By (author) Joseph Heywood

Paperback - £14.99

Publication date:

01 May 2015

Length of book:

560 pages

Publisher

Lyons Press

ISBN-13: 9781493009053

Autumn 1960. Nikita Khrushchev is politically adept, visionary, and locked in a fight with the Politburo and a battle with Mao and the Chinese. His country and his political future are in trouble because he has opened doors to the West and espoused the doctrine of peaceful coexistence. Meanwhile, the arms race is crushing the Soviet economy and there is unrest throughout the Communist empire. Changes are imperative. The army must be reduced, money redirected to a consumer economy, and the US neutralized. But the old boars of the Red Army will not be easily displaced; its leaders are intent on saving their country from Khrushchev. A cabal of senior Red Army patriots are led by a man who the world thinks is Khrushchev's unswerving toady. The game is treason, and the tools are Albania's mad-dog leaders, for whom assassination is second nature. What begins subtly soon turns brittle. A rocket technician disappears before a major accident at the Soviet Space Center. In Belgrade a psychotic CIA agent escapes an ambush, vows revenge, and disappears. Khrushchev turns to the Special Operations Group, the elite hunting team featured in the author's prequel, THE BERKUT. In Washington the Bay of Pigs invasion is in the final planning stages, and its timing is tied to the missing CIA agent. He must be found. Two teams, one from Russia and one from the United States, begin a desperate hunt that leads them on an inward spiral toward each other and to a lethal showdown at the 1961 summit in Vienna.

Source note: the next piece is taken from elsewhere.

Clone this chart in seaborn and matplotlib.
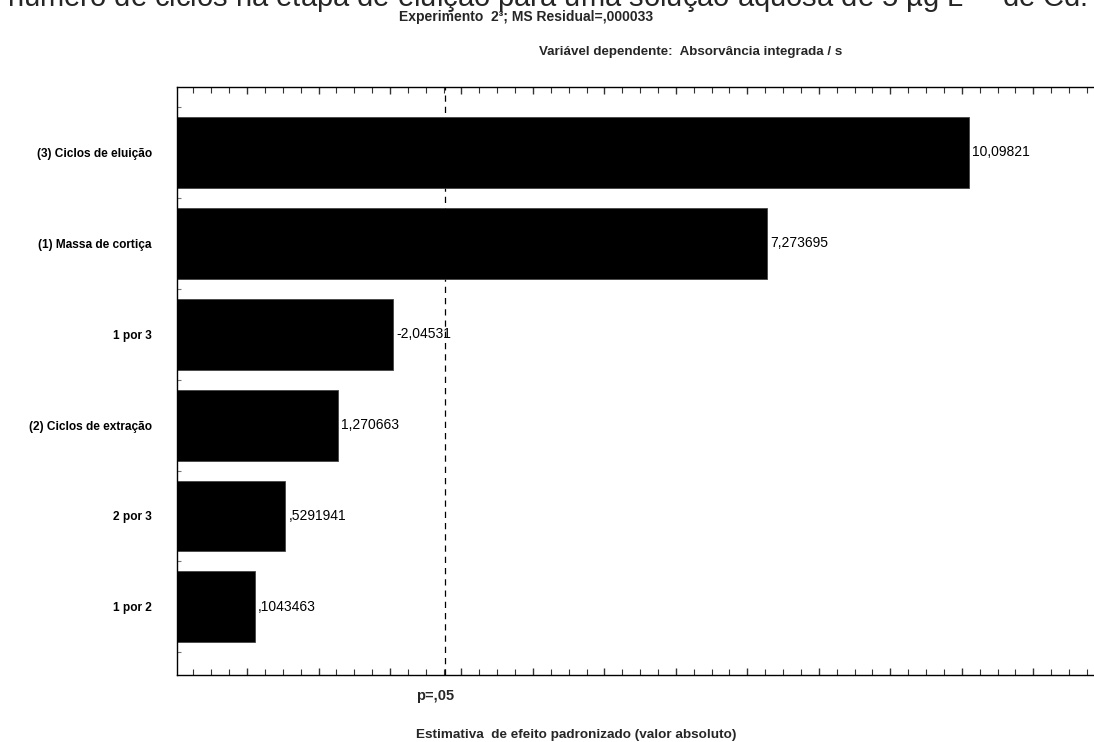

There they find themselves in an uneasy alliance as they race to find the American renegade and the Albanian death team, both groups pawns in a global chess game. With a vast canvas of disparate characters and events, The Domino Conspiracy is a coruscating tour de force. Breathtakingly suspenseful, it lays open the myths of the Soviet monolith and reveals the delicate seeds of glasnost and perestroika, movements that were not to flower until three decades later. Readers know how the Soviet story ended; now they will see how it all began.